A restriction endonuclease map was derived for the aromatic amine and m-toluate catabolic plasmid pTDN1 present in Pseudomonas putida UCC22, a derivative of P. putida mt-2. The plasmid is 79±1 kbp in size and can be divided into a restriction-site-deficient region of 51±1 kbp and a restriction-site-profuse region of 28 kbp which begins and ends with directly repeating sequences of at least 2 kbp in length. A mutant plasmid isolated after growth of the host on benzoate had lost the restriction-profuse region by a straightforward recombinational loss retaining one copy of the direct repeat.
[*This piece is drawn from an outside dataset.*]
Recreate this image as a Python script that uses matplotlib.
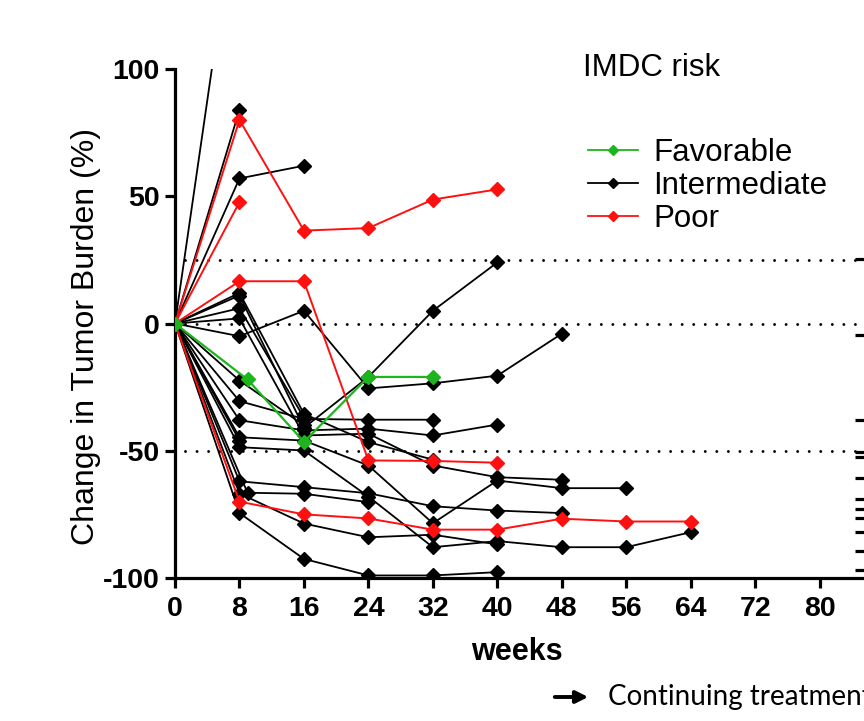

Analysis of clones, deletion and Tn5 insertion mutants strongly suggested that the meta-cleavage pathway of pTDN1 was situated in the region readily deleted. The catechol 2,3-dioxygenase (C23O) gene of pTDN1 showed no hybridization or restriction homology to previously described C230 genes of TOL plasmids pWW0 and pWW15. In addition, there was little homology between intact pTDN1, pWW0 and pWW15, suggesting the presence of a unique meta-cleavage pathway. We also demonstrated that pTDN1 did not originate from P. putida mt-2 chromosome.

The ability to degrade aromatic amines and m-toluate (Tdn+ phenotype), encoded by plasmid pTDN1, was lost from Pseudomonas putida hosts after subculture in benzoate, succinate, acetate and glucose minimal medium, the fastest rate of loss occurring where benzoate was the substrate. Tdn− cells had either lost the entire pTDN1 plasmid or suffered a recombinational deletion of a specific 26 kbp region. Proportional increase of Tdn− cells resulted from their growth-rate advantage, and additionally, where benzoate was the substrate, from its metabolism via the chromosomal ortho-cleavage pathway incorporating a short lag phase. The ratio of whole plasmid loss to deletion was substrate and pH dependent. Deletion of catabolic genes was not required for loss of pTDN1 but by comparison was a prerequisite for loss of TOL plasmid pWW0. It appeared that m-toluate and benzoate were channelled via chromosomally encoded benzoate oxygenase and dihydroxycyclohexadiene carboxylate dehydrogenase prior to pTDN1 encoded meta-cleavage.